Норкин осторожно перебрался на носилки, улегся, закинул руки за голову. На улице носилки остановили матросы. Они появились неожиданно, плотным кольцом окружили санитаров.
— Сами донесем, — сказал Волков и прикрикнул на санитаров — А ну, отойди!
Санитары, разумеется, не стали спорить. Пусть несут, если охота. И снова, покачиваясь, поплыли носилки.
— Поправляйтесь, товарищ комдив! — услышал Норкин, когда его проносили мимо гауптвахты.
Это крикнул Мараговский. Норкин помахал ему рукой. Матросы свернули к реке.

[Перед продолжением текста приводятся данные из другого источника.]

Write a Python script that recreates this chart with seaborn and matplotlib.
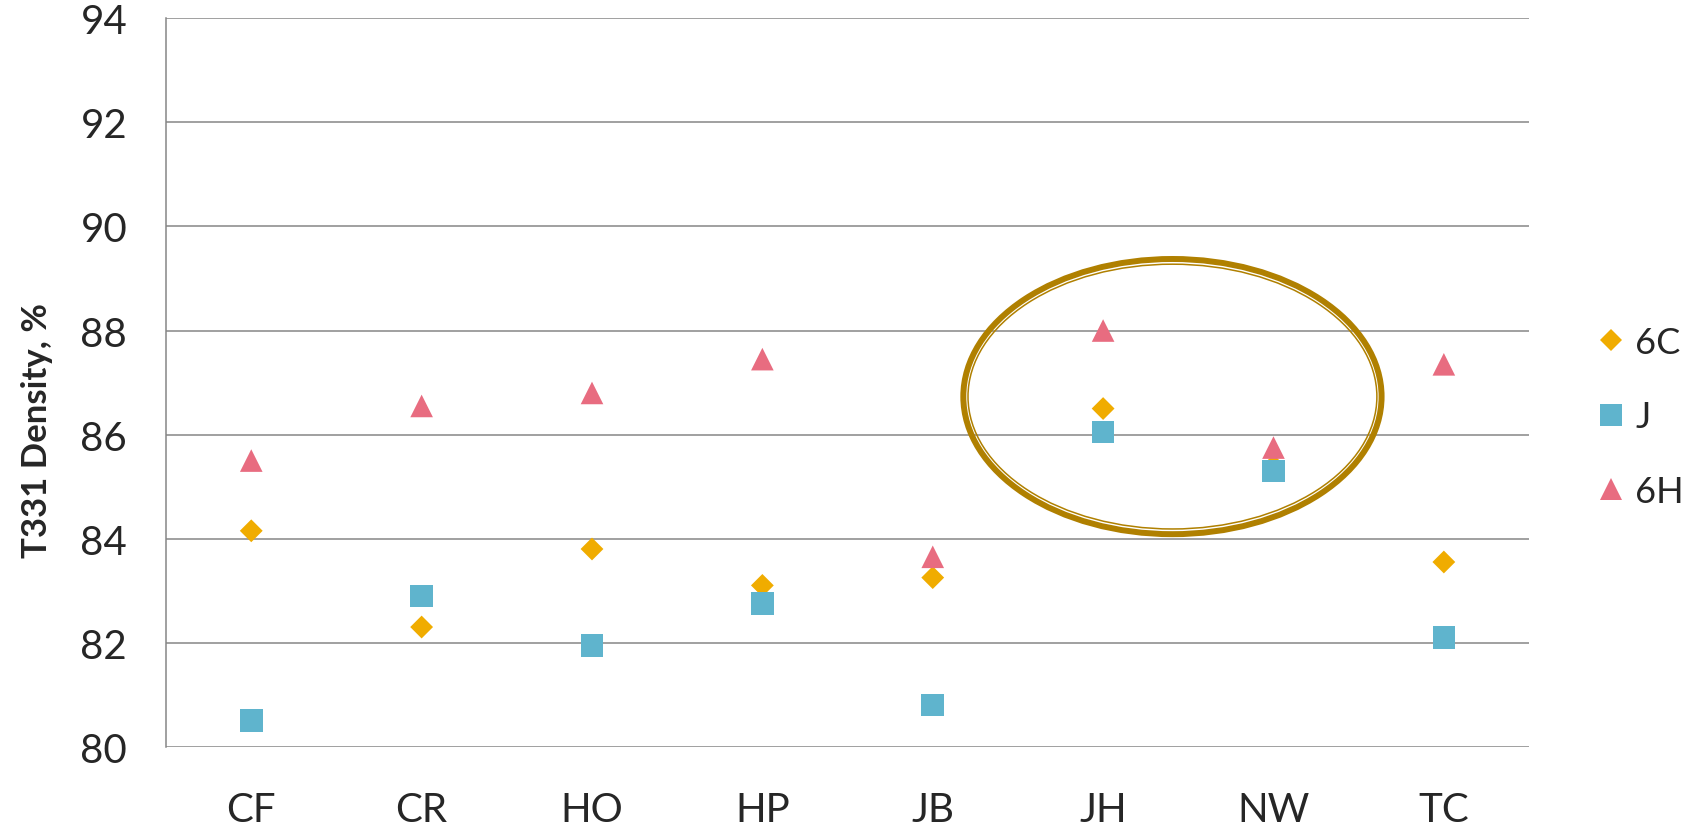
import numpy as np
import pandas as pd
import seaborn as sb
import matplotlib.pyplot as plt
from matplotlib.patches import Ellipse

# valores
sites = ['CF', 'CR', 'HO', 'HP', 'JB', 'JH', 'NW', 'TC']
dens_6c = [84.15, 82.3, 83.8, 83.1, 83.25, 86.5, 85.4, 83.55]
dens_j = [80.5, 82.9, 81.95, 82.75, 80.8, 86.05, 85.3, 82.1]
dens_6h = [85.5, 86.55, 86.8, 87.45, 83.65, 88.0, 85.75, 87.35]
series = ['6C', 'J', '6H']
yticks = [80, 82, 84, 86, 88, 90, 92, 94]

df = pd.DataFrame({
    'site': sites * 3,
    'density': dens_6c + dens_j + dens_6h,
    'series': [s for s in series for _ in sites],
})

sb.set_style('white')
plt.rcParams['font.family'] = ['Lato', 'DejaVu Sans']

fig = plt.figure(figsize=(16.86, 8.29), dpi=100)
ax = fig.add_axes([0.0985, 0.0981, 0.8084, 0.8785])

cores = {'6C': '#f0ac00', 'J': '#5fb4cd', '6H': '#e86c80'}
marcadores = {'6C': 'D', 'J': 's', '6H': '^'}
tamanhos = {'6C': 135, 'J': 265, '6H': 265}

sb.scatterplot(data=df, x='site', y='density', hue='series', style='series',
               size='series', palette=cores, markers=marcadores, sizes=tamanhos,
               linewidth=0, alpha=1, ax=ax, zorder=3)

ax.set_xlim(-0.5, len(sites) - 0.5)
ax.set_ylim(80, 94)
ax.set_yticks(yticks)
ax.yaxis.grid(True, color='#868686', linewidth=1.1)
ax.xaxis.grid(False)
ax.tick_params(axis='both', length=0, labelsize=29)
ax.tick_params(axis='y', pad=28)
ax.tick_params(axis='x', pad=32)
for lado in ['top', 'right', 'bottom']:
    ax.spines[lado].set_visible(False)
ax.spines['left'].set_color('#868686')
ax.spines['left'].set_linewidth(1.1)

ax.set_xlabel('')
ax.set_ylabel('T331 Density, %', fontsize=25, fontweight='bold')
ax.yaxis.set_label_coords(-0.083, 0.436)

# elipse dupla destacando JH e NW
ax.add_patch(Ellipse((5.407, 86.73), 2.455, 5.29, fill=False,
                     edgecolor='#b08000', linewidth=4.3, zorder=4))
ax.add_patch(Ellipse((5.407, 86.73), 2.40, 5.09, fill=False,
                     edgecolor='#b08000', linewidth=1.1, zorder=4))

leg = ax.legend(loc='center left', bbox_to_anchor=(0.9406, 0.496),
                bbox_transform=fig.transFigure, frameon=False, fontsize=26,
                handlelength=0.6, handletextpad=0.37, labelspacing=1.15,
                borderaxespad=0)

fig.savefig('out.png', dpi=100)
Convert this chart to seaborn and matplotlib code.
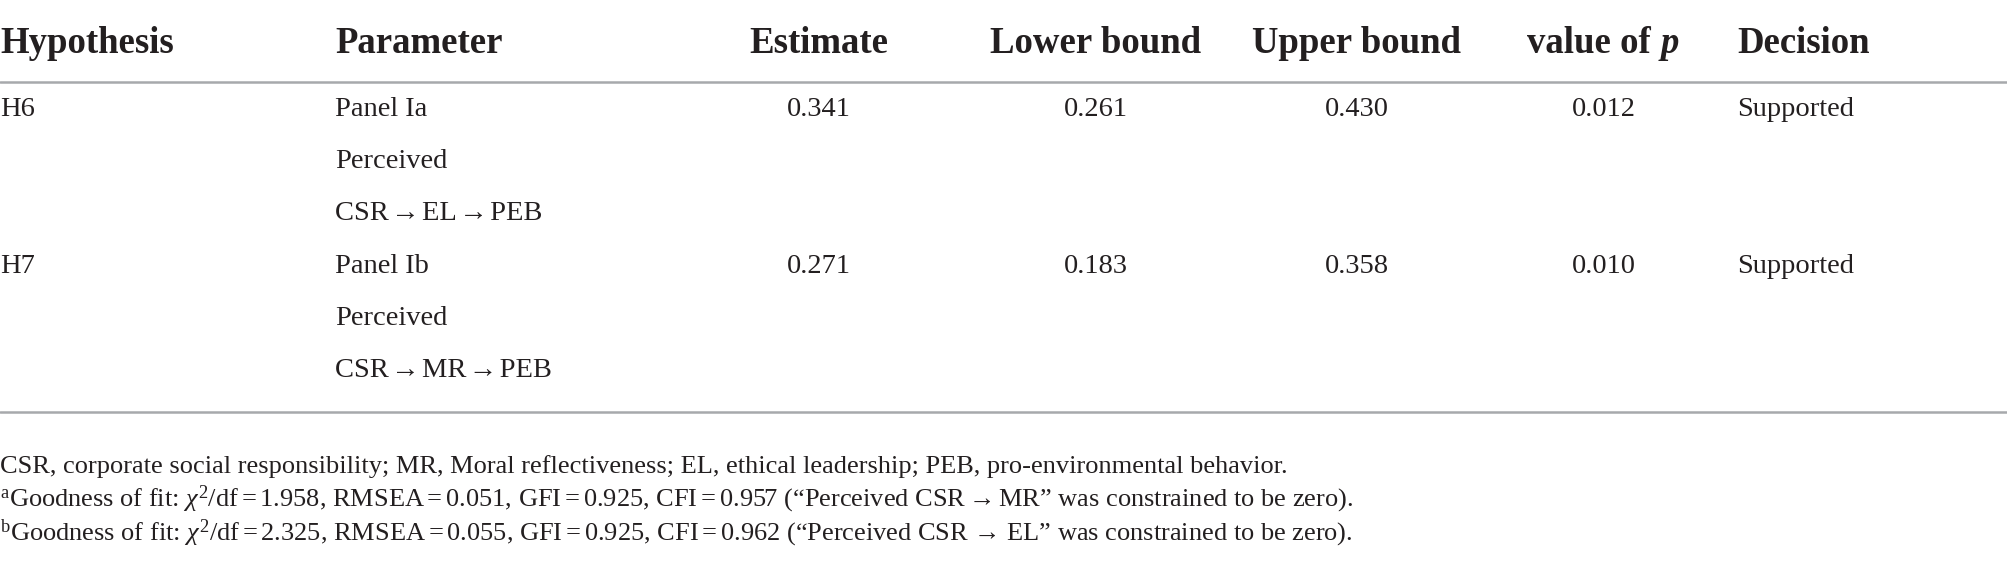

— Не туда, товарищ лейтенант, вон куда надо, — подсказал один из санитаров Волкову, показывая на сарай, где лежали раненые.
— Думаешь, сам не знаю? — ответил тот.
Вот и катера. Они, как всегда, стоят дружной стайкой. Между ними — тральщик Мараговского. Широкий настил из нескольких трапов, положенных рядком, соединяет его с берегом.
— Осторожно, — предупреждает Волков, и еще несколько матросов берутся за палки носилок.
— Стойте! Немедленно прекратите безобразие! — доносится сзади голос Сковинского.
Матросы смотрят на Волкова. Тот кивает головой. Носилки опускают на землю.
— Что за самоуправство? — кричит Сковинский. — Немедленно в палату!
— Товарищ военврач…
— Я не с вами разговариваю, лейтенант!
— Тогда не болтайтесь под ногами! — кричит и Волков.
Спор разгорается, переходит в перебранку. Спирт берет свое, боль затихает, и Михаил с интересом, посмеиваясь в душе, прислушивается к словесному поединку. Из слов Волкова он узнает, что «офицерская палата» — обыкновенный сарай с земляным полом, набитый ранеными. А на катерах и постель, и питание, и уход — лучше не надо! Сковинский постепенно сдается. Чувствуется, что противится он только из-за оскорбленного самолюбия.
— А как вы втиснете его в ваши люки? Там и здоровый человек кости сломает! Да и душно в каюте, а раненому нужен свежий воздух, — настаивает Сковинский.
— И это учтено, доктор, — отвечает Волков, умышленно подпустив «доктора» (докторов медицинских наук не так часто встретишь в полевом госпитале, а майоры и подполковники — на каждом шагу). — Видите вон тот тральщик? Команды на нем почти нет, комдив расположится в кубрике, а матросы переберутся в машинное отделение. Ясно? Тишина, покой, уют!
Сковинский неопределенно хмыкает и вдруг не без скрытого торжества заявляет:
— А как быть с обслуживанием раненого? Надеюсь, вы понимаете, что ему ни в коем случае нельзя вставать? Минимум — с недельку.
На лице Волкова растерянность.
— Это уже организовано, — спешит на помощь Жилин и торжествующе подымает над головой стеклянную «утку».
В толпе матросов приглушенный смешок.
— Где взяли? — спрашивает Сковинский.